* Collected data
+===+

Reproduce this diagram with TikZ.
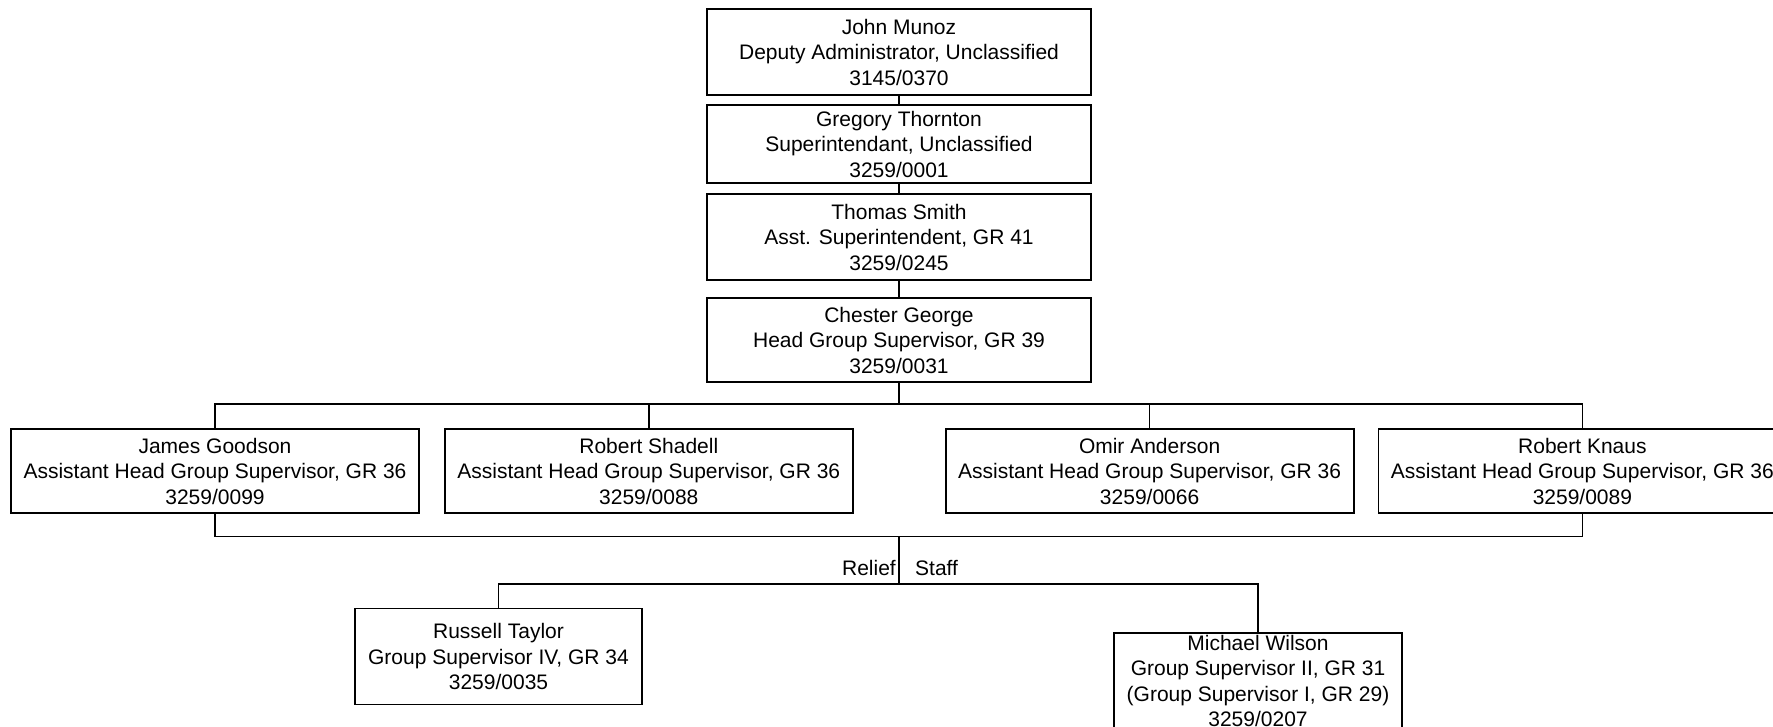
\documentclass[tikz,border=0pt]{standalone}
\usepackage{fontspec}
\setmainfont{Liberation Sans}
\usepackage{xcolor}
\definecolor{lineDark}{HTML}{000000}
\usepackage{tikz}
\usetikzlibrary{positioning,calc}
\newcommand{\chartFont}{\fontsize{21}{25.5}\selectfont}
\tikzset{%
  staffBox/.style={%
    rectangle,
    draw=lineDark,
    line width=1.8pt,
    fill=white,
    minimum width=408pt,
    minimum height=84pt,
    inner sep=2pt,
    align=center,
    font=\chartFont
  },
  chiefBox/.style={%
    staffBox,
    minimum width=384pt
  },
  reliefBox/.style={%
    staffBox,
    minimum width=288pt,
    minimum height=96pt
  },
  orgLine/.style={%
    line width=1.5pt,
    color=lineDark
  },
  busLabel/.style={%
    inner sep=0pt,
    font=\chartFont
  }
}

\begin{document}
\begin{tikzpicture}[x=1pt,y=-1pt]
  \useasboundingbox (0,0) rectangle (1773,727);
  \clip (0,0) rectangle (1773,727);
  \fill[white] (0,0) rectangle (1773,727);

  % chain of command
  \node[chiefBox, minimum height=86pt] (munoz) at (899,52) {John Munoz\\Deputy Administrator, Unclassified\\3145/0370};
  \node[chiefBox, minimum height=78pt, below=8.5pt of munoz] (thornton) {Gregory Thornton\\Superintendant, Unclassified\\3259/0001};
  \node[chiefBox, minimum height=86pt, below=9.2pt of thornton] (smith) {Thomas Smith\\Asst. Superintendent, GR 41\\3259/0245};
  \node[chiefBox, below=15.9pt of smith] (george) {Chester George\\Head Group Supervisor, GR 39\\3259/0031};

  % assistant heads
  \node[staffBox] (goodson) at (215,471) {James Goodson\\Assistant Head Group Supervisor, GR 36\\3259/0099};
  \node[staffBox, right=24pt of goodson] (shadell) {Robert Shadell\\Assistant Head Group Supervisor, GR 36\\3259/0088};
  \node[staffBox, right=91pt of shadell] (anderson) {Omir Anderson\\Assistant Head Group Supervisor, GR 36\\3259/0066};
  \node[staffBox, right=23pt of anderson] (knaus) {Robert Knaus\\Assistant Head Group Supervisor, GR 36\\3259/0089};

  % relief staff
  \node[reliefBox, minimum width=287pt] (taylor) at (498.5,656.5) {Russell Taylor\\Group Supervisor IV, GR 34\\3259/0035};
  \node[reliefBox] (wilson) at (1258,681) {};
  \node[busLabel, align=center] (wilsonText) at (wilson.center) {Michael Wilson\\Group Supervisor II, GR 31\\(Group Supervisor I, GR 29)\\3259/0207};

  \coordinate (topBus) at (899,404);
  \coordinate (lowBus) at (899,536.5);
  \coordinate (reliefBus) at (899,584);

  \draw[orgLine] (munoz) -- (thornton);
  \draw[orgLine] (thornton) -- (smith);
  \draw[orgLine] (smith) -- (george);
  \draw[orgLine] (george) -- (topBus);
  \foreach \who in {goodson,shadell,anderson,knaus}
    \draw[orgLine] (topBus) -| (\who.north);
  \draw[orgLine] (goodson.south) |- (lowBus);
  \draw[orgLine] (knaus.south) |- (lowBus);
  \draw[orgLine] (lowBus) -- (reliefBus);
  \draw[orgLine] (reliefBus) -| (taylor.north);
  \draw[orgLine] (reliefBus) -| (wilson.north);

  \node[busLabel, anchor=base east] (reliefLabel) at (896,575.7) {Relief};
  \node[busLabel, anchor=base west] (staffLabel) at (915,575.7) {Staff};
\end{tikzpicture}
\end{document}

+===+

* What you will do
Repeat, with no pictures, each line from the beginning of the data through the line containing "right=23pt of anderson]", inclusive.

* Expected output
Reproduce this diagram with TikZ.
\documentclass[tikz,border=0pt]{standalone}
\usepackage{fontspec}
\setmainfont{Liberation Sans}
\usepackage{xcolor}
\definecolor{lineDark}{HTML}{000000}
\usepackage{tikz}
\usetikzlibrary{positioning,calc}
\newcommand{\chartFont}{\fontsize{21}{25.5}\selectfont}
\tikzset{%
  staffBox/.style={%
    rectangle,
    draw=lineDark,
    line width=1.8pt,
    fill=white,
    minimum width=408pt,
    minimum height=84pt,
    inner sep=2pt,
    align=center,
    font=\chartFont
  },
  chiefBox/.style={%
    staffBox,
    minimum width=384pt
  },
  reliefBox/.style={%
    staffBox,
    minimum width=288pt,
    minimum height=96pt
  },
  orgLine/.style={%
    line width=1.5pt,
    color=lineDark
  },
  busLabel/.style={%
    inner sep=0pt,
    font=\chartFont
  }
}

\begin{document}
\begin{tikzpicture}[x=1pt,y=-1pt]
  \useasboundingbox (0,0) rectangle (1773,727);
  \clip (0,0) rectangle (1773,727);
  \fill[white] (0,0) rectangle (1773,727);

  % chain of command
  \node[chiefBox, minimum height=86pt] (munoz) at (899,52) {John Munoz\\Deputy Administrator, Unclassified\\3145/0370};
  \node[chiefBox, minimum height=78pt, below=8.5pt of munoz] (thornton) {Gregory Thornton\\Superintendant, Unclassified\\3259/0001};
  \node[chiefBox, minimum height=86pt, below=9.2pt of thornton] (smith) {Thomas Smith\\Asst. Superintendent, GR 41\\3259/0245};
  \node[chiefBox, below=15.9pt of smith] (george) {Chester George\\Head Group Supervisor, GR 39\\3259/0031};

  % assistant heads
  \node[staffBox] (goodson) at (215,471) {James Goodson\\Assistant Head Group Supervisor, GR 36\\3259/0099};
  \node[staffBox, right=24pt of goodson] (shadell) {Robert Shadell\\Assistant Head Group Supervisor, GR 36\\3259/0088};
  \node[staffBox, right=91pt of shadell] (anderson) {Omir Anderson\\Assistant Head Group Supervisor, GR 36\\3259/0066};
  \node[staffBox, right=23pt of anderson] (knaus) {Robert Knaus\\Assistant Head Group Supervisor, GR 36\\3259/0089};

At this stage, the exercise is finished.